### Written task
Starting at the line that contains "Reproduce this chart" and stopping after the line that contains "const barW = 133;", copy the lines exactly. Pictures are left out.

### Data shown
━━━━

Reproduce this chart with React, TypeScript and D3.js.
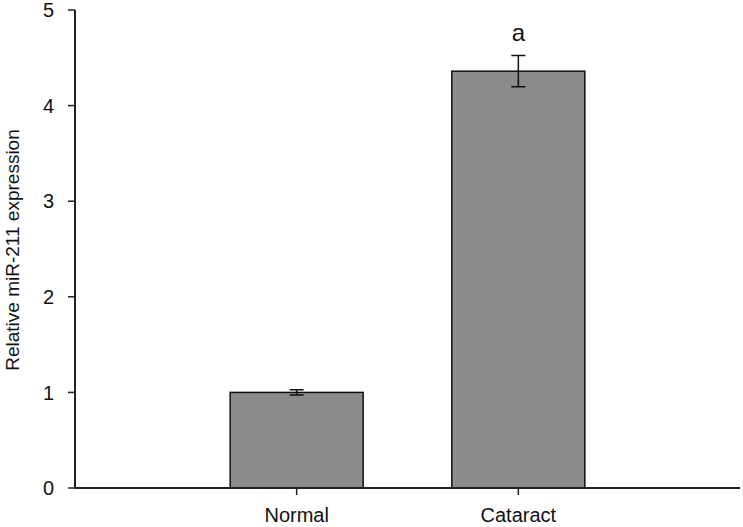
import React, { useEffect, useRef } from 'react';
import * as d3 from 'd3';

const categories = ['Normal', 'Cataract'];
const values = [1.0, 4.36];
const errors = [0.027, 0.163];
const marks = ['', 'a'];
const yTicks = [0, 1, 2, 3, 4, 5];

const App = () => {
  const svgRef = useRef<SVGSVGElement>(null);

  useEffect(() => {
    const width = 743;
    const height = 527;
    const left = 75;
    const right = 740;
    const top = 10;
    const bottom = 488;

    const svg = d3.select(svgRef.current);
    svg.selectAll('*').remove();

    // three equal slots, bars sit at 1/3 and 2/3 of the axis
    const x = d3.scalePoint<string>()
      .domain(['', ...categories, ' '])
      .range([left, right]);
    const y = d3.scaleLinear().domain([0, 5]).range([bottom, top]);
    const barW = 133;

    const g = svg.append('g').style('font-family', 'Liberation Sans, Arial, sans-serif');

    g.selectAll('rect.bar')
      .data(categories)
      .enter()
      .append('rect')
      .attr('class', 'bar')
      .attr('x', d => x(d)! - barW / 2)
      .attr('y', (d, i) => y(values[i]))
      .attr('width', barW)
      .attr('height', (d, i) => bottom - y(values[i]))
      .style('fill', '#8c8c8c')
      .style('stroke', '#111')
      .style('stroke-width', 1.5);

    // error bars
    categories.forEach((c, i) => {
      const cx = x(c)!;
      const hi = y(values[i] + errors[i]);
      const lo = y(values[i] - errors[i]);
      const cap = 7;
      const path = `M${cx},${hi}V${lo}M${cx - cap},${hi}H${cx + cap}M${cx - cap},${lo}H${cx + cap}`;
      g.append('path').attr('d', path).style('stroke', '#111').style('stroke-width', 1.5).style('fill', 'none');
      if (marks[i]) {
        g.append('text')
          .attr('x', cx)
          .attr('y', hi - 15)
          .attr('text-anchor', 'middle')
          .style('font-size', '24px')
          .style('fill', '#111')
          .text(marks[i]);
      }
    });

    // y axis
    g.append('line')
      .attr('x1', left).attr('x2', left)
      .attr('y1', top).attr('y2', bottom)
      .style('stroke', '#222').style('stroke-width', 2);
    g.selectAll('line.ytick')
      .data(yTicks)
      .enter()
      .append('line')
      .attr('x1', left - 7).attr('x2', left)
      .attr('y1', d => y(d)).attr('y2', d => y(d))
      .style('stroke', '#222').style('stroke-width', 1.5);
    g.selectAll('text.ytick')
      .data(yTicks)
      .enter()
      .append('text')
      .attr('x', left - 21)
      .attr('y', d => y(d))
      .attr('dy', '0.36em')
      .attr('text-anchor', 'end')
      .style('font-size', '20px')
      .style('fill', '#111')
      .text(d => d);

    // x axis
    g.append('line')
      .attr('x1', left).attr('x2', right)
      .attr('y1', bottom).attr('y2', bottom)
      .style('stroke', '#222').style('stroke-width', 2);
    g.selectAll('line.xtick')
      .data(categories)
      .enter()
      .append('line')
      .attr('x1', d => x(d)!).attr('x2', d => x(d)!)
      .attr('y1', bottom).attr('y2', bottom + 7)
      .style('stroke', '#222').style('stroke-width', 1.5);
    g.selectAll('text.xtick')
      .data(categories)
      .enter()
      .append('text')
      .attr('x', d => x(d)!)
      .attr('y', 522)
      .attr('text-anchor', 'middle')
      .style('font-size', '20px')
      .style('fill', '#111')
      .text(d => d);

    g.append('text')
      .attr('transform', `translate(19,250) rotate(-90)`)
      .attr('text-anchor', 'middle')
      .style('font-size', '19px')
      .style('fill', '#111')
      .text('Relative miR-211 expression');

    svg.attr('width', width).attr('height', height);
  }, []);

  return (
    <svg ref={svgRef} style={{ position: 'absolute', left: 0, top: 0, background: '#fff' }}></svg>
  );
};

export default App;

━━━━

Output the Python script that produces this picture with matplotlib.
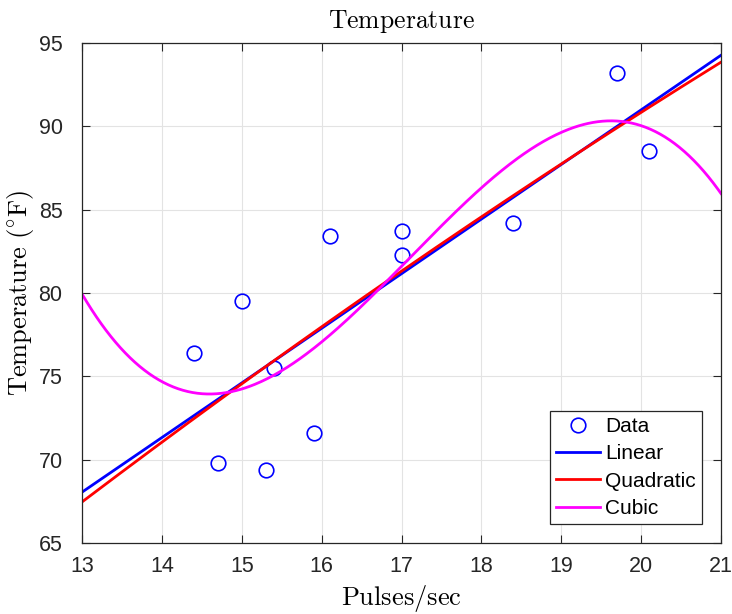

━━━━

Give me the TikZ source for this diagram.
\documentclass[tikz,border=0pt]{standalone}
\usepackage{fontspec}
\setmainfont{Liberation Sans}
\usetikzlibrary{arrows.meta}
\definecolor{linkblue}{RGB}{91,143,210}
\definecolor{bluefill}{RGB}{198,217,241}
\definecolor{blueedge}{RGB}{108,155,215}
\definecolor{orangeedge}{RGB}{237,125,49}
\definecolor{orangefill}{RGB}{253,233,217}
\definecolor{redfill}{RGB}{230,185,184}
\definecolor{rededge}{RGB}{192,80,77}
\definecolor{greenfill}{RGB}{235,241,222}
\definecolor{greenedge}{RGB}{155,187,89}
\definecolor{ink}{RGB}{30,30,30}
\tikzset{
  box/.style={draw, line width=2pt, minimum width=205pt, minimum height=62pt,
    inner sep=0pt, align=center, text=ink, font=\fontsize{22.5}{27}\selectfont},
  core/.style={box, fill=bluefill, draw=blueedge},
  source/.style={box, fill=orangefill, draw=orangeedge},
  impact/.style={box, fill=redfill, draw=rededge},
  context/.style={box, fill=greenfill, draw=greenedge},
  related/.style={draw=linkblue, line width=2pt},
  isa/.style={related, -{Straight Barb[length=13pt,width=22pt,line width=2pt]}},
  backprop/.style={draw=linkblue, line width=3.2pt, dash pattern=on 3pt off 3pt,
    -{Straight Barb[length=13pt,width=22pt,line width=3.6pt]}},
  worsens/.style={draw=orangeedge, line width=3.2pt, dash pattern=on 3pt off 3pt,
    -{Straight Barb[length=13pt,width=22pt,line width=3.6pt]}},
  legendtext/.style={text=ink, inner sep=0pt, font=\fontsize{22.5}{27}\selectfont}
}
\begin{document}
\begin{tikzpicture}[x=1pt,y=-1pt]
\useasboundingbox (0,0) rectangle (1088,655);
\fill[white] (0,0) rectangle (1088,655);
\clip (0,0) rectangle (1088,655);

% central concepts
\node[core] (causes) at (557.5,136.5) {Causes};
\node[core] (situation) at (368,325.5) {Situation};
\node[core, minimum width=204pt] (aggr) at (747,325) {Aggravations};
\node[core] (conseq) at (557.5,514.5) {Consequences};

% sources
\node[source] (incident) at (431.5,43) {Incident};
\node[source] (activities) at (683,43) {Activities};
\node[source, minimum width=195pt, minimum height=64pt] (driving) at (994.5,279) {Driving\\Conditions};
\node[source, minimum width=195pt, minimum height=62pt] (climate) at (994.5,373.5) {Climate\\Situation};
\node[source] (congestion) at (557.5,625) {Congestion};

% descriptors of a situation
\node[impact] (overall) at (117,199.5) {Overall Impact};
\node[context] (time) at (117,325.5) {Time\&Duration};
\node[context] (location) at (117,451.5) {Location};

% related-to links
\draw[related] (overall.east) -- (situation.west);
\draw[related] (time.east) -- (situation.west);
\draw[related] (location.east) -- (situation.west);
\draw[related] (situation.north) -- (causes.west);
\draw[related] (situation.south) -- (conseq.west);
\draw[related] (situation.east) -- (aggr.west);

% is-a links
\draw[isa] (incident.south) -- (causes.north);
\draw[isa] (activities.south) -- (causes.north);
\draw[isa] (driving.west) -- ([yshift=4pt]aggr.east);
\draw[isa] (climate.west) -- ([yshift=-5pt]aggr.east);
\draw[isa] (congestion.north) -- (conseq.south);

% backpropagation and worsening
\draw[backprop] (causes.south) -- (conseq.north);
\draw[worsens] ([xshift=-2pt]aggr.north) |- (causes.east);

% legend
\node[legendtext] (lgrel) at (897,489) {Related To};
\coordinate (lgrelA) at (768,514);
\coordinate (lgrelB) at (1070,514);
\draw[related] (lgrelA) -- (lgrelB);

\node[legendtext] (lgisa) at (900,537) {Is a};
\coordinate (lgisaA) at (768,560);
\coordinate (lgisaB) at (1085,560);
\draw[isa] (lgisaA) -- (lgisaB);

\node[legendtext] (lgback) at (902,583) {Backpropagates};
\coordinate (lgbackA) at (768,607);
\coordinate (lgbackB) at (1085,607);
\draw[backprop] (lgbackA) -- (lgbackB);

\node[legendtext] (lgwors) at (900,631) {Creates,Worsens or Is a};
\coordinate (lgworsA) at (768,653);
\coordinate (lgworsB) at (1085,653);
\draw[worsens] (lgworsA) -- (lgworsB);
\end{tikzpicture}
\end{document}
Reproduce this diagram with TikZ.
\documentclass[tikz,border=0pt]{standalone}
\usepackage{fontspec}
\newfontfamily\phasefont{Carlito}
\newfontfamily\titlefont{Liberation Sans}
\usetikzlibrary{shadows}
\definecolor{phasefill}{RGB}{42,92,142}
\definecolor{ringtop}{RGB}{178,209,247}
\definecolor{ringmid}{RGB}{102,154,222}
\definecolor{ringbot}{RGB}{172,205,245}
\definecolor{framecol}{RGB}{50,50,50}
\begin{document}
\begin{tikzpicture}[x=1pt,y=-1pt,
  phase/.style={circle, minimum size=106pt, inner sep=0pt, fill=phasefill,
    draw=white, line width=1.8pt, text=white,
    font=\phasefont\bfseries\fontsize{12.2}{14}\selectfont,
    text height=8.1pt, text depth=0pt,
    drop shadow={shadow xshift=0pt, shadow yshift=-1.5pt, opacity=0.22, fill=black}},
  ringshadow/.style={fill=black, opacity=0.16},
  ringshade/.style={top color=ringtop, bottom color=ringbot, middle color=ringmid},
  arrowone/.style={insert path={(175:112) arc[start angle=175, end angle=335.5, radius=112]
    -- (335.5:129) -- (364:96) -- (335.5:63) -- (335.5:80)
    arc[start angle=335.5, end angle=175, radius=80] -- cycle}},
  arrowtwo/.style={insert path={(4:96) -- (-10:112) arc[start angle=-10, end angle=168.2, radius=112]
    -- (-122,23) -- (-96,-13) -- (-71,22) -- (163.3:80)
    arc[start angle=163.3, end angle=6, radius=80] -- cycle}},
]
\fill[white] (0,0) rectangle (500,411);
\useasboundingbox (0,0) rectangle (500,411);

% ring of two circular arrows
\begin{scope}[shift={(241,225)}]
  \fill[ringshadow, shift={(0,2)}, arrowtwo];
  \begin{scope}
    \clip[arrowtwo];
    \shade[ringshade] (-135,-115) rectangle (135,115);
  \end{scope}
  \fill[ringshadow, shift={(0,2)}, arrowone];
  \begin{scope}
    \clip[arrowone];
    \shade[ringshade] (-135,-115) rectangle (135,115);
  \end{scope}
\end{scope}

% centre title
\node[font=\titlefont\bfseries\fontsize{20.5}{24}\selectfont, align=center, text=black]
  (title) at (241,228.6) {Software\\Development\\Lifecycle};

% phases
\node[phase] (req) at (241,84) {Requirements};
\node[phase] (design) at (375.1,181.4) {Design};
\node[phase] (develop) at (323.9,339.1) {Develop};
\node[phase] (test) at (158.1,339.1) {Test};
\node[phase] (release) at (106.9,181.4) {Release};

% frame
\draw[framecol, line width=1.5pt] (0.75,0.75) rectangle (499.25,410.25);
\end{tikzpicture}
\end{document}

━━━━

### The reply
Reproduce this chart with React, TypeScript and D3.js.
import React, { useEffect, useRef } from 'react';
import * as d3 from 'd3';

const categories = ['Normal', 'Cataract'];
const values = [1.0, 4.36];
const errors = [0.027, 0.163];
const marks = ['', 'a'];
const yTicks = [0, 1, 2, 3, 4, 5];

const App = () => {
  const svgRef = useRef<SVGSVGElement>(null);

  useEffect(() => {
    const width = 743;
    const height = 527;
    const left = 75;
    const right = 740;
    const top = 10;
    const bottom = 488;

    const svg = d3.select(svgRef.current);
    svg.selectAll('*').remove();

    // three equal slots, bars sit at 1/3 and 2/3 of the axis
    const x = d3.scalePoint<string>()
      .domain(['', ...categories, ' '])
      .range([left, right]);
    const y = d3.scaleLinear().domain([0, 5]).range([bottom, top]);
    const barW = 133;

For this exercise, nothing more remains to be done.